» **Problem to work on**
Without including any pictures, write out the listing below exactly.

» **Provided data**
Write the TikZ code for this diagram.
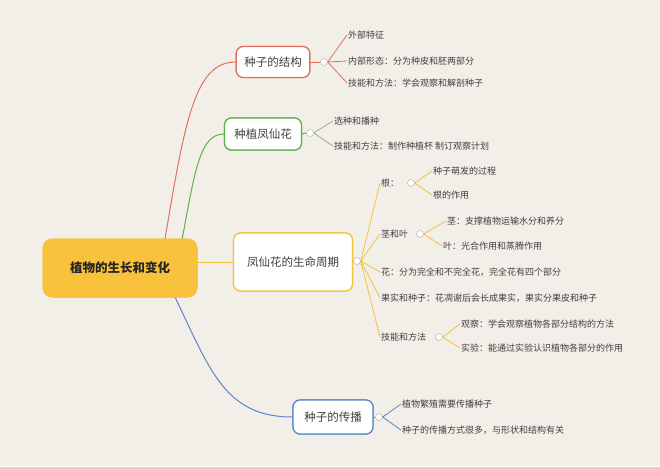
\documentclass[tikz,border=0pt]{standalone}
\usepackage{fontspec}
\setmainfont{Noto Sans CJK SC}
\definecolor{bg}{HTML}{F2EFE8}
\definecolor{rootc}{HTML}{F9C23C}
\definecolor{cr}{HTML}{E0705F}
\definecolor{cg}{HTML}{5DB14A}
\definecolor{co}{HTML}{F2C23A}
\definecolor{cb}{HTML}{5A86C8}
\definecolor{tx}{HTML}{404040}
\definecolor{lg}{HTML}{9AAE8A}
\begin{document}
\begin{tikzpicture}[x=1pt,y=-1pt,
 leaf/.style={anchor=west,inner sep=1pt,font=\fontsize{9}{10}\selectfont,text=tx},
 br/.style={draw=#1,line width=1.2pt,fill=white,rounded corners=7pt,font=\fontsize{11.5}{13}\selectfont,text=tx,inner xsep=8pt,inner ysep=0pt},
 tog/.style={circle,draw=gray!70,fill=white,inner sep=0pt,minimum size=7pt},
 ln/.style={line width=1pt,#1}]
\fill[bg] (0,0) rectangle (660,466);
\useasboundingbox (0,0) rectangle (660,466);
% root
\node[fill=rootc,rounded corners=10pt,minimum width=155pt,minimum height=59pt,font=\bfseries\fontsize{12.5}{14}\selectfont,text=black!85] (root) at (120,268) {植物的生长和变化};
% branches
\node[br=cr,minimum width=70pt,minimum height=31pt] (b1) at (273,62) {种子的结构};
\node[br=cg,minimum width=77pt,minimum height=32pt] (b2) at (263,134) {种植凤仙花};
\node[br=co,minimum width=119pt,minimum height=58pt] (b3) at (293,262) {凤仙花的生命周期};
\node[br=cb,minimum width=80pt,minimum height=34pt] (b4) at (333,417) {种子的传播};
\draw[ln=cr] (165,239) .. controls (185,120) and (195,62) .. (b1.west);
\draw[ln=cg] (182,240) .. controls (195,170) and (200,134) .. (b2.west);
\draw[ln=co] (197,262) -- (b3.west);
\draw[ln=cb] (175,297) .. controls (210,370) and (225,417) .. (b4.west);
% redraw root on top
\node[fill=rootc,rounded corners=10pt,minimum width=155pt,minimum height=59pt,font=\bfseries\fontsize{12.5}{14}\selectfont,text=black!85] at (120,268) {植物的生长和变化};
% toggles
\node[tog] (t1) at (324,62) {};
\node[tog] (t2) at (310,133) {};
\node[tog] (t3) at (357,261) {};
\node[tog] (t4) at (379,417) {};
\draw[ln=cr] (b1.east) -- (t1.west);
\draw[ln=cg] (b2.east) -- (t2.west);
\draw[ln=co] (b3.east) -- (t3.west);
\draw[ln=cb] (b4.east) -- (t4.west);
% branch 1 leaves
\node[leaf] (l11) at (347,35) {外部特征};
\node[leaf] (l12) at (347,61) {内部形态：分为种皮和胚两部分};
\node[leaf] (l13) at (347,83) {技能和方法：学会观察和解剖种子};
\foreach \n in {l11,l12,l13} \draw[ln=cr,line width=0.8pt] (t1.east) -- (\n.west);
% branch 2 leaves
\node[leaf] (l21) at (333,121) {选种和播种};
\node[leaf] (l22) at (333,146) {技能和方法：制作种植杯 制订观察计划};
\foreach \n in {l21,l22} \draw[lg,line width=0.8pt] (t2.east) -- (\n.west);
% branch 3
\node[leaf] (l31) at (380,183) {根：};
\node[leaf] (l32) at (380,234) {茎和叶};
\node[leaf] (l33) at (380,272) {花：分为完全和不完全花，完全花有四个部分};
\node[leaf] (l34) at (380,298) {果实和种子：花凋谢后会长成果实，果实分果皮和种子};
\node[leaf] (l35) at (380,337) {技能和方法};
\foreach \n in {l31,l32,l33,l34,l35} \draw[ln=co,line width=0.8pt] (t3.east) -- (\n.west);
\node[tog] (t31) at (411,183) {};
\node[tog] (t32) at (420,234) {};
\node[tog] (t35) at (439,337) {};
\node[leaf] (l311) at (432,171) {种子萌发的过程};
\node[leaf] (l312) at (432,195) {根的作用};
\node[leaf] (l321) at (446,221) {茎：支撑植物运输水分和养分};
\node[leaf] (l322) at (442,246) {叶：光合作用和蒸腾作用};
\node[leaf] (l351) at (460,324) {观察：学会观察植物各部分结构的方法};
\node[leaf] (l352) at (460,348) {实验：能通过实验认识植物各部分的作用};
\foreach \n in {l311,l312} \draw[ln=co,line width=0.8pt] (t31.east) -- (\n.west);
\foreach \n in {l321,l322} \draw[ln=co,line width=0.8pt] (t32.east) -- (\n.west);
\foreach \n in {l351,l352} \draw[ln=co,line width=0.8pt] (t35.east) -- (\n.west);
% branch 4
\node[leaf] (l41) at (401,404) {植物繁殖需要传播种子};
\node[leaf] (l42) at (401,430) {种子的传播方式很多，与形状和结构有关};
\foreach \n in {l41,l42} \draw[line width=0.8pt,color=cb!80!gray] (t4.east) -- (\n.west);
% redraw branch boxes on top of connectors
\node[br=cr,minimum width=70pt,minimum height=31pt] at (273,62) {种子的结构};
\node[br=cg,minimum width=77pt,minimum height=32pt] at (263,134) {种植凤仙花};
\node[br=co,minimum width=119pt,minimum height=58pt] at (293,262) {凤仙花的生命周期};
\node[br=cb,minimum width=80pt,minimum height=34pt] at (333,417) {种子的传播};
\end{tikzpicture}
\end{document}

» **Finished answer**
Write the TikZ code for this diagram.
\documentclass[tikz,border=0pt]{standalone}
\usepackage{fontspec}
\setmainfont{Noto Sans CJK SC}
\definecolor{bg}{HTML}{F2EFE8}
\definecolor{rootc}{HTML}{F9C23C}
\definecolor{cr}{HTML}{E0705F}
\definecolor{cg}{HTML}{5DB14A}
\definecolor{co}{HTML}{F2C23A}
\definecolor{cb}{HTML}{5A86C8}
\definecolor{tx}{HTML}{404040}
\definecolor{lg}{HTML}{9AAE8A}
\begin{document}
\begin{tikzpicture}[x=1pt,y=-1pt,
 leaf/.style={anchor=west,inner sep=1pt,font=\fontsize{9}{10}\selectfont,text=tx},
 br/.style={draw=#1,line width=1.2pt,fill=white,rounded corners=7pt,font=\fontsize{11.5}{13}\selectfont,text=tx,inner xsep=8pt,inner ysep=0pt},
 tog/.style={circle,draw=gray!70,fill=white,inner sep=0pt,minimum size=7pt},
 ln/.style={line width=1pt,#1}]
\fill[bg] (0,0) rectangle (660,466);
\useasboundingbox (0,0) rectangle (660,466);
% root
\node[fill=rootc,rounded corners=10pt,minimum width=155pt,minimum height=59pt,font=\bfseries\fontsize{12.5}{14}\selectfont,text=black!85] (root) at (120,268) {植物的生长和变化};
% branches
\node[br=cr,minimum width=70pt,minimum height=31pt] (b1) at (273,62) {种子的结构};
\node[br=cg,minimum width=77pt,minimum height=32pt] (b2) at (263,134) {种植凤仙花};
\node[br=co,minimum width=119pt,minimum height=58pt] (b3) at (293,262) {凤仙花的生命周期};
\node[br=cb,minimum width=80pt,minimum height=34pt] (b4) at (333,417) {种子的传播};
\draw[ln=cr] (165,239) .. controls (185,120) and (195,62) .. (b1.west);
\draw[ln=cg] (182,240) .. controls (195,170) and (200,134) .. (b2.west);
\draw[ln=co] (197,262) -- (b3.west);
\draw[ln=cb] (175,297) .. controls (210,370) and (225,417) .. (b4.west);
% redraw root on top
\node[fill=rootc,rounded corners=10pt,minimum width=155pt,minimum height=59pt,font=\bfseries\fontsize{12.5}{14}\selectfont,text=black!85] at (120,268) {植物的生长和变化};
% toggles
\node[tog] (t1) at (324,62) {};
\node[tog] (t2) at (310,133) {};
\node[tog] (t3) at (357,261) {};
\node[tog] (t4) at (379,417) {};
\draw[ln=cr] (b1.east) -- (t1.west);
\draw[ln=cg] (b2.east) -- (t2.west);
\draw[ln=co] (b3.east) -- (t3.west);
\draw[ln=cb] (b4.east) -- (t4.west);
% branch 1 leaves
\node[leaf] (l11) at (347,35) {外部特征};
\node[leaf] (l12) at (347,61) {内部形态：分为种皮和胚两部分};
\node[leaf] (l13) at (347,83) {技能和方法：学会观察和解剖种子};
\foreach \n in {l11,l12,l13} \draw[ln=cr,line width=0.8pt] (t1.east) -- (\n.west);
% branch 2 leaves
\node[leaf] (l21) at (333,121) {选种和播种};
\node[leaf] (l22) at (333,146) {技能和方法：制作种植杯 制订观察计划};
\foreach \n in {l21,l22} \draw[lg,line width=0.8pt] (t2.east) -- (\n.west);
% branch 3
\node[leaf] (l31) at (380,183) {根：};
\node[leaf] (l32) at (380,234) {茎和叶};
\node[leaf] (l33) at (380,272) {花：分为完全和不完全花，完全花有四个部分};
\node[leaf] (l34) at (380,298) {果实和种子：花凋谢后会长成果实，果实分果皮和种子};
\node[leaf] (l35) at (380,337) {技能和方法};
\foreach \n in {l31,l32,l33,l34,l35} \draw[ln=co,line width=0.8pt] (t3.east) -- (\n.west);
\node[tog] (t31) at (411,183) {};
\node[tog] (t32) at (420,234) {};
\node[tog] (t35) at (439,337) {};
\node[leaf] (l311) at (432,171) {种子萌发的过程};
\node[leaf] (l312) at (432,195) {根的作用};
\node[leaf] (l321) at (446,221) {茎：支撑植物运输水分和养分};
\node[leaf] (l322) at (442,246) {叶：光合作用和蒸腾作用};
\node[leaf] (l351) at (460,324) {观察：学会观察植物各部分结构的方法};
\node[leaf] (l352) at (460,348) {实验：能通过实验认识植物各部分的作用};
\foreach \n in {l311,l312} \draw[ln=co,line width=0.8pt] (t31.east) -- (\n.west);
\foreach \n in {l321,l322} \draw[ln=co,line width=0.8pt] (t32.east) -- (\n.west);
\foreach \n in {l351,l352} \draw[ln=co,line width=0.8pt] (t35.east) -- (\n.west);
% branch 4
\node[leaf] (l41) at (401,404) {植物繁殖需要传播种子};
\node[leaf] (l42) at (401,430) {种子的传播方式很多，与形状和结构有关};
\foreach \n in {l41,l42} \draw[line width=0.8pt,color=cb!80!gray] (t4.east) -- (\n.west);
% redraw branch boxes on top of connectors
\node[br=cr,minimum width=70pt,minimum height=31pt] at (273,62) {种子的结构};
\node[br=cg,minimum width=77pt,minimum height=32pt] at (263,134) {种植凤仙花};
\node[br=co,minimum width=119pt,minimum height=58pt] at (293,262) {凤仙花的生命周期};
\node[br=cb,minimum width=80pt,minimum height=34pt] at (333,417) {种子的传播};
\end{tikzpicture}
\end{document}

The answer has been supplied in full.